4. Appellants also assert official capacity claims against Sins. Appellants argue that an ADA can be a “permitted policymaker” and subject to an official capacity claim. “A court’s task is to identify those officials or governmental bodies who speak with final policymaking authority for the local government actor concerning the action alleged to have caused the particular constitutional or statutory violation.” Burgess v. Parish of St. Tammamy, 187 F.3d 452, 468 (5th Cir. 1999) (emphasis added). In Burgess, this court concluded that “a district attorney is the independent and final official policymaker for all of the administrative and prosecutorial functions of his office.” Id. at 469. An assistant district attorney, therefore, is not a policymaker and not the proper defendant for an official capacity claim against the District Attorney’s Office. We therefore affirm the dismissal of the official capacity claims against Sins on that basis.
AFFIRMED.
NOTES
[*] Pursuant to 5TH CIR. R. 47.5, the court has determined that this opinion should not be published and is not precedent except under the limited circumstances set forth in 5TH CIR. R. 47.5.4.
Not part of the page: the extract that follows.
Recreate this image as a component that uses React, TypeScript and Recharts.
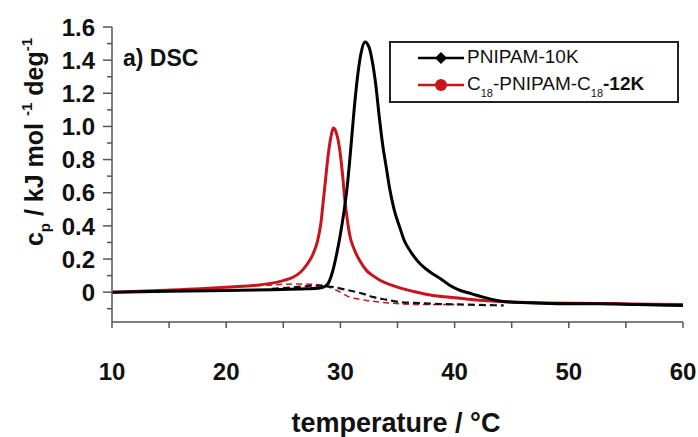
import React from 'react';
import { LineChart, Line, XAxis, YAxis, Legend } from 'recharts';

// PNIPAM-10K (solid black)
const blackT = [10, 15, 20, 24, 27, 28.2, 28.5, 28.9, 29.3, 29.7, 30.0, 30.3, 30.6, 30.9, 31.2, 31.5, 31.8, 32.15, 32.5, 32.8, 33.1, 33.4, 33.7, 34.0, 34.3, 34.7, 35.2, 35.6, 36.1, 36.5, 37.0, 37.5, 38.1, 38.8, 39.6, 40.5, 41.5, 42.5, 43.7, 44.9, 47, 50, 52.7, 56, 60];
const blackV = [0, 0.005, 0.01, 0.015, 0.02, 0.025, 0.03, 0.05, 0.12, 0.24, 0.35, 0.48, 0.64, 0.86, 1.1, 1.3, 1.44, 1.51, 1.48, 1.39, 1.25, 1.06, 0.89, 0.76, 0.63, 0.5, 0.39, 0.31, 0.25, 0.21, 0.17, 0.14, 0.11, 0.08, 0.04, 0.01, -0.01, -0.03, -0.05, -0.06, -0.065, -0.07, -0.07, -0.075, -0.08];

// C18-PNIPAM-C18-12K (solid red)
const redT = [10, 14, 17.7, 20, 23.6, 25, 25.85, 26.5, 27.1, 27.6, 28.0, 28.3, 28.5, 28.7, 28.9, 29.15, 29.4, 29.65, 29.96, 30.2, 30.4, 30.6, 30.8, 31.2, 31.7, 32.3, 32.85, 33.5, 34.6, 35.5, 36.7, 38.1, 39.6, 42.5, 45, 48, 54.2, 60];
const redV = [0, 0.01, 0.02, 0.03, 0.05, 0.07, 0.09, 0.12, 0.17, 0.23, 0.31, 0.42, 0.55, 0.68, 0.81, 0.93, 0.99, 0.96, 0.85, 0.7, 0.55, 0.44, 0.35, 0.26, 0.19, 0.13, 0.1, 0.07, 0.04, 0.02, 0.0, -0.02, -0.03, -0.05, -0.06, -0.065, -0.07, -0.075];

// baselines (dashed)
const blackBaseT = [24, 26, 28.0, 29.4, 30.8, 32.0, 32.9, 34, 35.2, 36.5, 38.1, 41, 44.3];
const blackBaseV = [0.02, 0.03, 0.04, 0.03, 0.01, -0.01, -0.03, -0.045, -0.06, -0.065, -0.07, -0.075, -0.08];
const redBaseT = [20, 23, 26.3, 28, 29, 30, 30.8, 31.5, 32.3, 33.5, 35.2, 37, 40];
const redBaseV = [0.03, 0.04, 0.05, 0.045, 0.03, 0.0, -0.03, -0.04, -0.05, -0.06, -0.07, -0.075, -0.075];

const xTicks = [10, 15, 20, 25, 30, 35, 40, 45, 50, 55, 60];
const yTicks = [-0.1, 0, 0.1, 0.2, 0.3, 0.4, 0.5, 0.6, 0.7, 0.8, 0.9, 1.0, 1.1, 1.2, 1.3, 1.4, 1.5, 1.6];

const zip = (t: number[], v: number[]) => t.map((x, i) => ({ t: x, v: v[i] }));
const blackData = zip(blackT, blackV);
const redData = zip(redT, redV);
const blackBase = zip(blackBaseT, blackBaseV);
const redBase = zip(redBaseT, redBaseV);

const FONT = '"Liberation Sans", Arial, Helvetica, sans-serif';
const AXIS = '#555';
const RED = '#c8141b';

const XTick = (props: any) => {
  const { x, y, payload } = props;
  const v = payload.value;
  const major = Math.round(v) % 10 === 0;
  return (
    <g>
      <line x1={x} x2={x} y1={y} y2={y + 6} stroke={AXIS} strokeWidth={1.5} />
      {major && (
        <text x={x} y={380} textAnchor="middle" fontFamily={FONT} fontWeight="bold" fontSize={24} fill="#111">
          {v}
        </text>
      )}
    </g>
  );
};

const YTick = (props: any) => {
  const { x, y, payload } = props;
  const v = payload.value;
  const k = Math.round(v * 10);
  const major = k >= 0 && k % 2 === 0;
  const label = k === 0 ? '0' : v.toFixed(1);
  return (
    <g>
      <line x1={x} x2={x - (major ? 9 : 5)} y1={y} y2={y} stroke={AXIS} strokeWidth={1.5} />
      {major && (
        <text x={x - 17} y={y} dy="0.36em" textAnchor="end" fontFamily={FONT} fontWeight="bold" fontSize={24} fill="#111">
          {label}
        </text>
      )}
    </g>
  );
};

const LegendBox = () => (
  <div
    style={{
      width: 290,
      height: 62,
      border: '2px solid #222',
      background: '#fff',
      boxSizing: 'border-box',
      position: 'relative',
      fontFamily: FONT,
      color: '#111',
    }}
  >
    <svg width={80} height={62} style={{ position: 'absolute', left: 0, top: 0 }}>
      <line x1={27} x2={73} y1={15} y2={15} stroke="#000" strokeWidth={2.5} />
      <path d="M50 9 L56 15 L50 21 L44 15 Z" fill="#000" />
      <line x1={27} x2={73} y1={42} y2={42} stroke={RED} strokeWidth={2.5} />
      <circle cx={50} cy={42} r={6} fill={RED} />
    </svg>
    <div style={{ position: 'absolute', left: 76, top: 3, fontSize: 19, lineHeight: '22px', whiteSpace: 'nowrap' }}>
      PNIPAM-10K
    </div>
    <div style={{ position: 'absolute', left: 76, top: 30, fontSize: 19, lineHeight: '22px', whiteSpace: 'nowrap' }}>
      C<sub style={{ fontSize: 11, verticalAlign: -7 }}>18</sub>-PNIPAM-C
      <sub style={{ fontSize: 11, verticalAlign: -7 }}>18</sub>
      <b>-12K</b>
    </div>
  </div>
);

export default function App() {
  return (
    <div style={{ position: 'absolute', left: 0, top: 0, background: '#fff' }}>
      <LineChart width={698} height={437} margin={{ top: 27, right: 15, left: 52, bottom: 55 }}>
        <XAxis
          dataKey="t"
          type="number"
          domain={[10, 60]}
          ticks={xTicks}
          allowDataOverflow
          height={60}
          tickSize={0}
          tickMargin={0}
          tickLine={false}
          tick={<XTick />}
          axisLine={{ stroke: AXIS, strokeWidth: 1.5 }}
          interval={0}
        />
        <XAxis xAxisId="top" orientation="top" dataKey="t" type="number" domain={[10, 60]} height={0} tick={false} tickLine={false} axisLine={{ stroke: AXIS, strokeWidth: 1.5 }} />
        <YAxis
          type="number"
          domain={[-0.18, 1.6]}
          ticks={yTicks}
          allowDataOverflow
          width={60}
          tickSize={0}
          tickMargin={0}
          tickLine={false}
          tick={<YTick />}
          axisLine={{ stroke: AXIS, strokeWidth: 1.5 }}
          interval={0}
        />
        <YAxis yAxisId="right" orientation="right" domain={[-0.18, 1.6]} width={0} tick={false} tickLine={false} axisLine={{ stroke: AXIS, strokeWidth: 1.5 }} />
        <Legend
          layout="horizontal"
          verticalAlign="middle"
          align="center"
          content={() => <LegendBox />}
          wrapperStyle={{ left: 389, top: 41, width: 294, height: 64 }}
        />
        <Line data={redBase} dataKey="v" type="monotone" stroke={RED} strokeWidth={1.5} strokeDasharray="6 4" dot={false} isAnimationActive={false} legendType="none" />
        <Line data={blackBase} dataKey="v" type="monotone" stroke="#111" strokeWidth={2.2} strokeDasharray="7 4" dot={false} isAnimationActive={false} legendType="none" />
        <Line data={redData} dataKey="v" name="C18-PNIPAM-C18-12K" type="monotone" stroke={RED} strokeWidth={3} dot={false} isAnimationActive={false} />
        <Line data={blackData} dataKey="v" name="PNIPAM-10K" type="monotone" stroke="#000" strokeWidth={3} dot={false} isAnimationActive={false} />
        <text x={123} y={66} fontFamily={FONT} fontWeight="bold" fontSize={23} fill="#111">a) DSC</text>
        <text transform="translate(43,142) rotate(-90)" textAnchor="middle" fontFamily={FONT} fontWeight="bold" fontSize={25} fill="#111">
          c<tspan fontSize={15} dy={7}>p</tspan>
          <tspan dy={-7}> / kJ mol </tspan>
          <tspan fontSize={15} dy={-11}>-1</tspan>
          <tspan dy={11}> deg</tspan>
          <tspan fontSize={15} dy={-11}>-1</tspan>
        </text>
        <text x={396} y={432} textAnchor="middle" fontFamily={FONT} fontWeight="bold" fontSize={27} fill="#111">
          temperature / °C
        </text>
      </LineChart>
    </div>
  );
}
[1] Sins also argued, and the district court found, that any claims against Sins accruing prior to March 9, 2003, are barred by prescription. Although the district court’s order dismisses any such claims, it does not specify which claims might fall into that category. Because we conclude that Appellants’ claims against Sins fail for the reasons discussed, we need not address the issue of prescription.
[2] Because we conclude that Appellants’ claims fail to meet the requisite heightened pleading standard, we need not address the question of whether absolute prosecutorial immunity is applicable to a claim alleging failure to supervise and/or train where the underlying violation would be covered by such immunity.